Lifetime ISA in a nutshell


  • UK residents aged 18-39 can open a Lifetime ISA.
  • You can contribute up to £4,000 per year until you’re 50.
  • The government will give you a 25% bonus on contributions – that’s a potential £1,000 ‘free money’ every year.
  • Use your savings to buy your first home up to a value of £450,000, for anything you’d like once you’re 60, of if you’re terminally ill.
  • If you need to access your money for any other reason, you’ll pay a hefty penalty.
  • Your Lifetime ISA contributions count as part of your 2018/19 annual ISA allowance of £20,000.
  • You can contribute to both a stocks and shares Lifetime ISA and a ‘regular’ stocks and shares ISA in the same tax year.
  • As a rule of thumb, if you’re employed, your employer contributions plus the tax relief is likely to outweigh the Lifetime ISA 25% government bonus.
  • If you’ve maxed out contributions on your workplace pension and you want to save more, the Lifetime ISA could be a good option.
  • You can contribute to a Lifetime ISA for someone else provided they’re eligible.
  • Some of the rules around the Lifetime ISA are complicated.

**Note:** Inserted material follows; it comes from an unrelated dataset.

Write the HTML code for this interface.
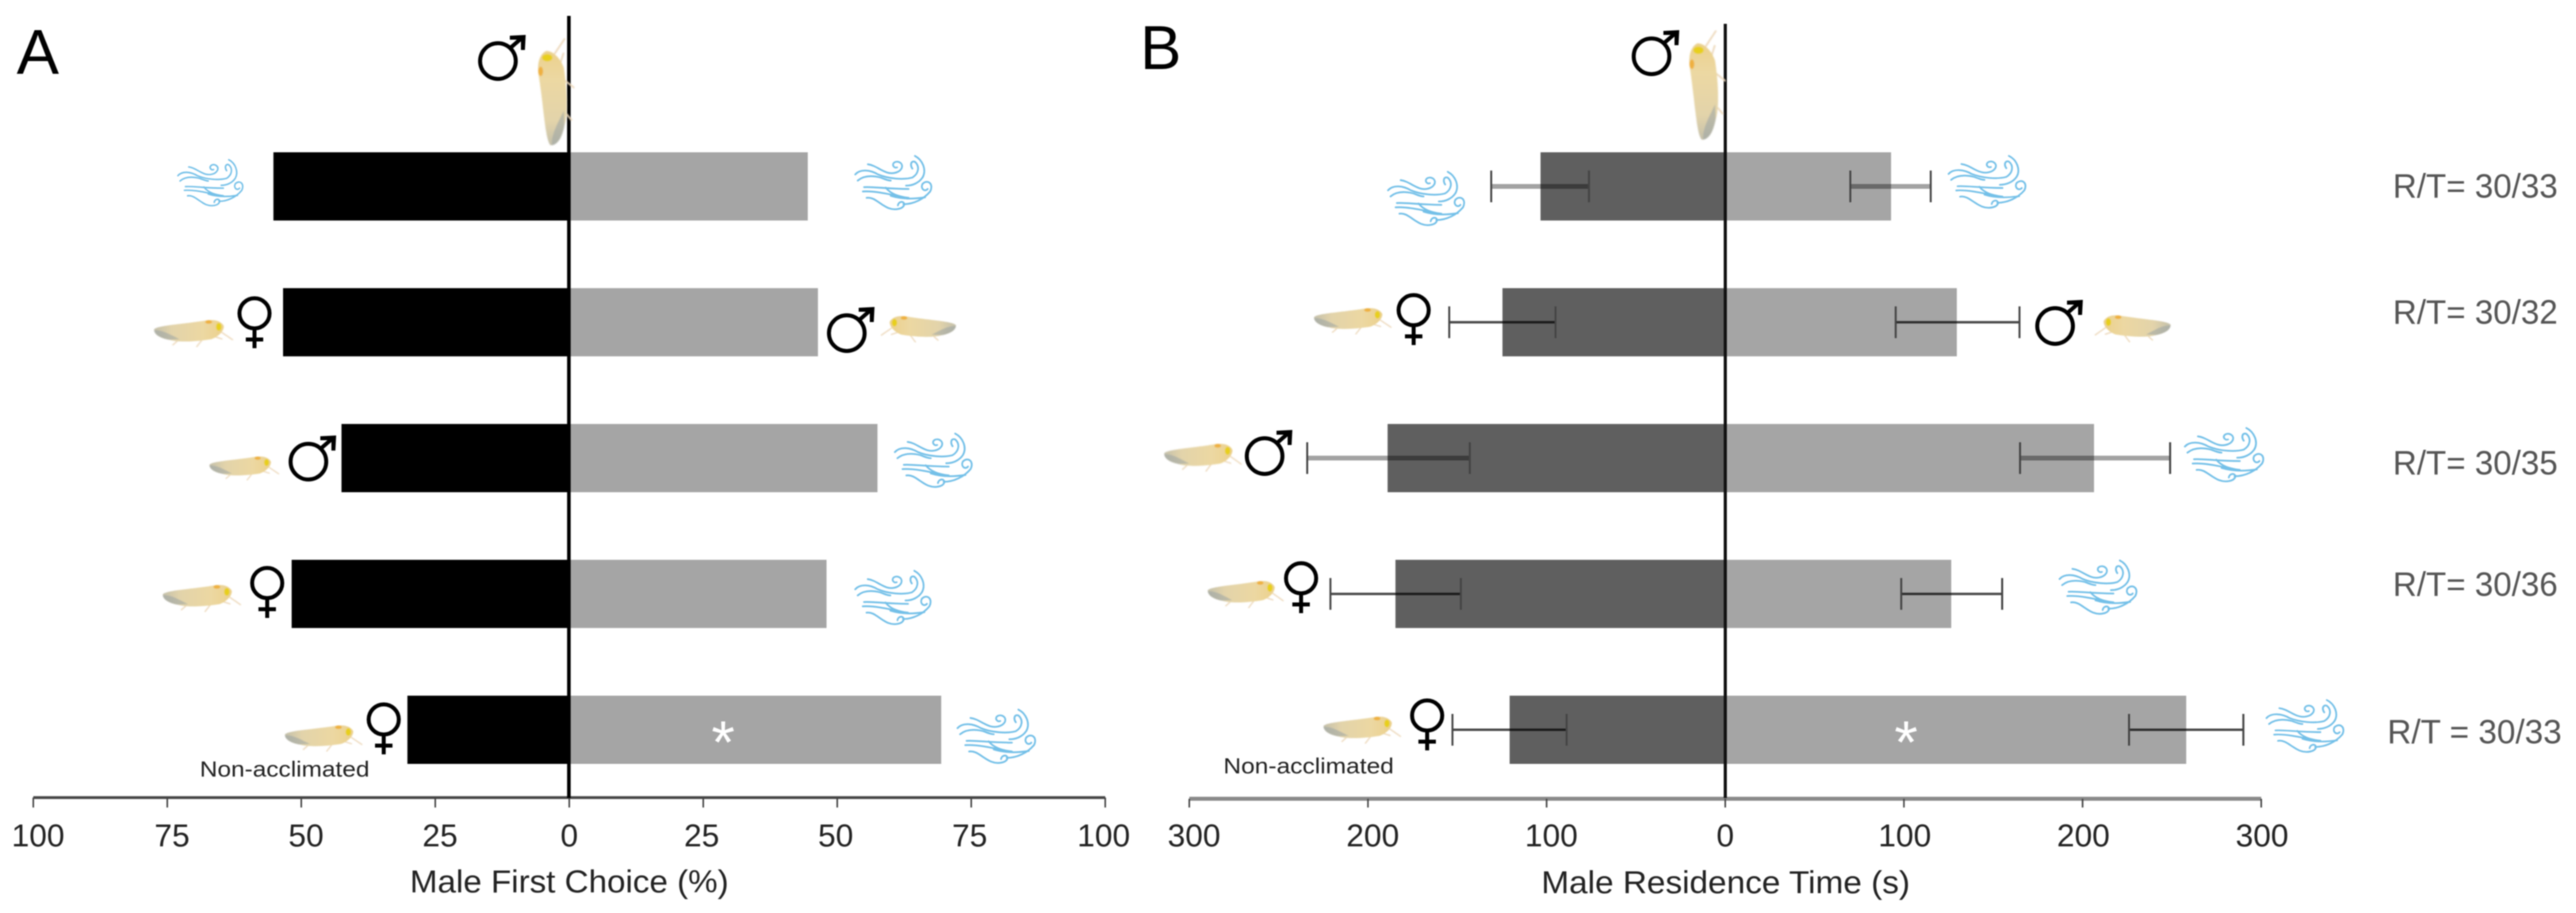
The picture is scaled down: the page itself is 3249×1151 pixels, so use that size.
<!DOCTYPE html>
<html lang="en">
<head>
<meta charset="utf-8">
<title>Male first choice and residence time</title>
<style>
html,body{margin:0;padding:0;background:#fff}
svg{display:block;filter:blur(.7px)}
text{font-family:"Liberation Sans",Arial,sans-serif}
</style>
</head>
<body>
<svg id="chart" xmlns="http://www.w3.org/2000/svg" width="3249" height="1151" viewBox="0 0 3249 1151">
<defs>
  <filter id="soft" x="-10%" y="-10%" width="120%" height="120%"><feGaussianBlur stdDeviation="2"/></filter>
  <linearGradient id="bodyfill" x1="0" x2="1" y1="0" y2="0">
    <stop offset="0" stop-color="#c4c0aa"/><stop offset=".25" stop-color="#e2d3aa"/><stop offset=".7" stop-color="#ecd8a2"/><stop offset="1" stop-color="#ebd08c"/>
  </linearGradient>
  <symbol id="wind" viewBox="105 70 315 225" preserveAspectRatio="none">
    <g fill="none" stroke="#74c0e8" stroke-width="7" stroke-linecap="round">
      <path d="M160 108C190 112 205 130 235 140C250 145 280 145 292 125C302 105 280 92 265 100C252 108 262 125 275 120"/>
      <path d="M110 148C130 125 170 130 200 148C240 165 300 170 335 160C360 145 365 115 345 98C330 92 325 110 335 125"/>
      <path d="M120 172C140 155 170 150 210 160C230 168 240 172 250 172"/>
      <path d="M345 75C375 90 392 130 375 160C360 182 335 192 310 192"/>
      <path d="M145 198C180 195 230 205 320 205"/>
      <path d="M140 215C180 212 230 222 310 240"/>
      <path d="M230 200C250 225 280 235 320 240"/>
      <path d="M155 240C185 235 205 265 240 280C265 290 300 285 303 265C300 250 280 255 278 270"/>
      <path d="M300 265C340 265 380 245 405 215C420 185 395 165 375 185C365 205 385 218 395 205"/>
      <path d="M250 232C290 245 340 245 385 238"/>
    </g>
  </symbol>
  <symbol id="insect" viewBox="40 190 305 108" preserveAspectRatio="none">
    <g filter="url(#soft)">
      <g fill="none" stroke="#edd9bc" stroke-width="5" stroke-linecap="round">
        <path d="M300 240L340 268"/><path d="M230 262L205 295"/><path d="M130 275L115 288"/><path d="M270 255L300 265"/>
      </g>
      <path d="M44 228C55 212 150 208 240 193C265 188 297 193 307 215C307 238 282 258 260 266C200 276 130 279 100 268C70 262 44 250 44 228Z" fill="url(#bodyfill)"/>
      <path d="M44 232C70 228 100 245 140 266L100 268C70 262 48 250 44 232Z" fill="#9aa4a4" opacity=".55"/>
      <ellipse cx="250" cy="199" rx="13" ry="7" fill="#eeb040"/>
      <ellipse cx="288" cy="218" rx="10" ry="15" fill="#e8cf1c"/>
    </g>
  </symbol>
  <g id="male">
    <circle cx="0" cy="0" r="22.5" fill="none" stroke="#000" stroke-width="5"/>
    <path d="M15 -16L30 -29" stroke="#000" stroke-width="5" fill="none"/>
    <path d="M15 -32L35 -33L34 -14L29 -14L29 -27L15 -27Z" fill="#000"/>
  </g>
  <g id="female">
    <circle cx="0" cy="0" r="19" fill="none" stroke="#000" stroke-width="5"/>
    <path d="M0 19V44M-11 33H11" stroke="#000" stroke-width="5" fill="none"/>
  </g>
</defs>

<text x="21" y="93" font-size="80" fill="#000">A</text>
<text x="1438" y="87" font-size="78" fill="#000">B</text>

<g id="marks"></g>

<g>
  <!-- panel A -->
  <use href="#male" x="628" y="77"/>
  <g transform="translate(678,185) rotate(-90)"><use href="#insect" width="138" height="47"/></g>
  <use href="#wind" x="223" y="200" width="86" height="62"/>
  <use href="#wind" x="1077" y="195" width="101" height="72"/>
  <use href="#female" x="321" y="395"/>
  <use href="#insect" x="193" y="403" width="102" height="35"/>
  <use href="#male" x="1068" y="420"/>
  <g transform="translate(2317,0) scale(-1,1)"><use href="#insect" x="1110" y="398" width="97" height="34"/></g>
  <use href="#male" x="389" y="582"/>
  <use href="#insect" x="263" y="575" width="90" height="31"/>
  <use href="#wind" x="1127" y="545" width="102" height="72"/>
  <use href="#female" x="337" y="735"/>
  <use href="#insect" x="204" y="737" width="101" height="35"/>
  <use href="#wind" x="1077" y="718" width="100" height="72"/>
  <use href="#female" x="484" y="907"/>
  <use href="#insect" x="358" y="914" width="100" height="34"/>
  <use href="#wind" x="1206" y="893" width="103" height="72"/>
  <!-- panel B -->
  <use href="#male" x="2083" y="71"/>
  <g transform="translate(2130,178) rotate(-90)"><use href="#insect" width="141" height="47"/></g>
  <use href="#wind" x="1749" y="215" width="101" height="72"/>
  <use href="#wind" x="2456" y="195" width="102" height="70"/>
  <use href="#female" x="1783" y="391"/>
  <use href="#insect" x="1656" y="388" width="100" height="34"/>
  <use href="#male" x="2592" y="411"/>
  <g transform="translate(5380,0) scale(-1,1)"><use href="#insect" x="2641" y="397" width="98" height="35"/></g>
  <use href="#male" x="1595" y="575"/>
  <use href="#insect" x="1467" y="559" width="100" height="36"/>
  <use href="#wind" x="2754" y="538" width="104" height="72"/>
  <use href="#female" x="1641" y="729"/>
  <use href="#insect" x="1522" y="732" width="98" height="35"/>
  <use href="#wind" x="2596" y="705" width="102" height="72"/>
  <use href="#female" x="1800" y="902"/>
  <use href="#insect" x="1668" y="903" width="100" height="35"/>
  <use href="#wind" x="2857" y="881" width="102" height="70"/>
</g>

<text x="252" y="979" font-size="28" fill="#222" textLength="214" lengthAdjust="spacingAndGlyphs">Non-acclimated</text>
<text x="1543" y="975" font-size="28" fill="#222" textLength="215" lengthAdjust="spacingAndGlyphs">Non-acclimated</text>

<text x="517" y="1125" font-size="40" fill="#222" textLength="402" lengthAdjust="spacingAndGlyphs">Male First Choice (%)</text>
<text x="1944" y="1126" font-size="40" fill="#222" textLength="465" lengthAdjust="spacingAndGlyphs">Male Residence Time (s)</text>

<text x="912" y="962" font-size="76" fill="#fff" text-anchor="middle">*</text>
<text x="2404" y="962" font-size="76" fill="#fff" text-anchor="middle">*</text>

<text x="3018" y="249" font-size="43" fill="#555" textLength="208" lengthAdjust="spacingAndGlyphs">R/T= 30/33</text>
<text x="3018" y="408" font-size="43" fill="#555" textLength="208" lengthAdjust="spacingAndGlyphs">R/T= 30/32</text>
<text x="3018" y="598" font-size="43" fill="#555" textLength="208" lengthAdjust="spacingAndGlyphs">R/T= 30/35</text>
<text x="3018" y="751" font-size="43" fill="#555" textLength="208" lengthAdjust="spacingAndGlyphs">R/T= 30/36</text>
<text x="3011" y="937" font-size="43" fill="#555" textLength="220" lengthAdjust="spacingAndGlyphs">R/T = 30/33</text>
</svg>

<script>
const choiceLeft = [55.2, 53.4, 42.5, 51.8, 30.2];
const choiceRight = [44.5, 46.4, 57.5, 48, 69.4];
const residenceLeft = [103.4, 124.7, 189, 184.6, 120.7];
const residenceRight = [92.8, 129.6, 206.4, 126.5, 258];
const residenceLeftErrLow = [76.3, 95, 143, 148, 88.8];
const residenceLeftErrHigh = [131, 154.5, 234, 221, 152.7];
const residenceRightErrLow = [70, 95.4, 165, 98.5, 226];
const residenceRightErrHigh = [115, 164.7, 249, 155, 290];
const choiceTicks = [-100, -75, -50, -25, 0, 25, 50, 75, 100];
const residenceTicks = [-300, -200, -100, 0, 100, 200, 300];

const svgNS = 'http://www.w3.org/2000/svg';
const marks = document.getElementById('marks');
const xChoice = v => 718 + v * 6.76;
const xResidence = v => 2176 + v * 2.2533;
const bandTop = i => 192 + i * 171.25;
const bandHeight = 86;
const bandMid = i => bandTop(i) + bandHeight / 2;

function make(tag, attrs) {
  const el = document.createElementNS(svgNS, tag);
  for (const k in attrs) el.setAttribute(k, attrs[k]);
  marks.appendChild(el);
  return el;
}

function drawBar(xFn, value, side, i, fill) {
  const x0 = xFn(0), x1 = xFn(side * value);
  const el = make('rect', {x: Math.min(x0, x1), y: bandTop(i), width: Math.abs(x1 - x0), height: bandHeight, fill: fill});
  
  
}

function drawErr(xFn, low, high, side, i) {
  const heavy = i === 0 || i === 2;
  const opacity = heavy ? 0.36 : 0.72;
  const thick = heavy ? 6 : 3;
  const xa = xFn(side * low), xb = xFn(side * high), y = bandMid(i);
  const line = make('line', {x1: xa, x2: xb, y1: y, y2: y, stroke: '#000', 'stroke-width': thick, opacity: opacity});
  
  
  [xa, xb].forEach(function (x) {
    const cap = make('line', {x1: x, x2: x, y1: y - 20, y2: y + 20, stroke: '#444', 'stroke-width': 2.5});
    
    
  });
}

choiceLeft.forEach(function (v, i) { drawBar(xChoice, v, -1, i, '#000'); });
choiceRight.forEach(function (v, i) { drawBar(xChoice, v, 1, i, '#a5a5a5'); });
residenceLeft.forEach(function (v, i) { drawBar(xResidence, v, -1, i, '#5f5f5f'); });
residenceRight.forEach(function (v, i) { drawBar(xResidence, v, 1, i, '#a5a5a5'); });

residenceLeftErrLow.forEach(function (v, i) { drawErr(xResidence, v, residenceLeftErrHigh[i], -1, i); });
residenceRightErrLow.forEach(function (v, i) { drawErr(xResidence, v, residenceRightErrHigh[i], 1, i); });

function drawAxis(xFn, ticks, y, stroke, width, leftOffset, rightOffset) {
  const axis = make('line', {x1: xFn(ticks[0]), x2: xFn(ticks[ticks.length - 1]), y1: y, y2: y, stroke: stroke, 'stroke-width': width});
  
  
  ticks.forEach(function (t) {
    const tick = make('line', {x1: xFn(t), x2: xFn(t), y1: y, y2: 1018, stroke: '#444', 'stroke-width': 2});
    
    
    const off = t < 0 ? leftOffset : (t > 0 ? rightOffset : 0);
    const label = make('text', {x: xFn(t) + off, y: 1067, 'font-size': 40, 'text-anchor': 'middle', fill: '#222'});
    
    
    label.textContent = String(Math.abs(t));
  });
}

drawAxis(xChoice, choiceTicks, 1005.5, '#444', 3.5, 6, -2);
drawAxis(xResidence, residenceTicks, 1007, '#8a8a8a', 5, 6, 1);

const zeroA = make('line', {x1: 717.5, x2: 717.5, y1: 20, y2: 1006, stroke: '#000', 'stroke-width': 4.5});


const zeroB = make('line', {x1: 2176, x2: 2176, y1: 30, y2: 1006, stroke: '#111', 'stroke-width': 4});


</script>
</body>
</html>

If you’re unsure if a Lifetime ISA is the right choice for you, please seek independent financial advice.

A Lifetime ISA may not be right for everyone

As with all investing, your capital is at risk. Tax rules may change in the future. If you are unsure if a Lifetime ISA is the right choice for you, please seek independent financial advice.

  • You must be 18–39 years old to open one.
  • If you need to withdraw the money before you’re 60, and it’s not for the purchase of a first home up to £450,000, or a terminal illness, you’ll pay a 25% government penalty. So you may get back less than you put in.
  • Compared to a pension, the Lifetime ISA is treated differently for tax purposes. You may be better off contributing to a pension.
  • If you choose to opt out of your workplace pension to pay into a Lifetime ISA, you may lose the benefits of the employer-matched contributions.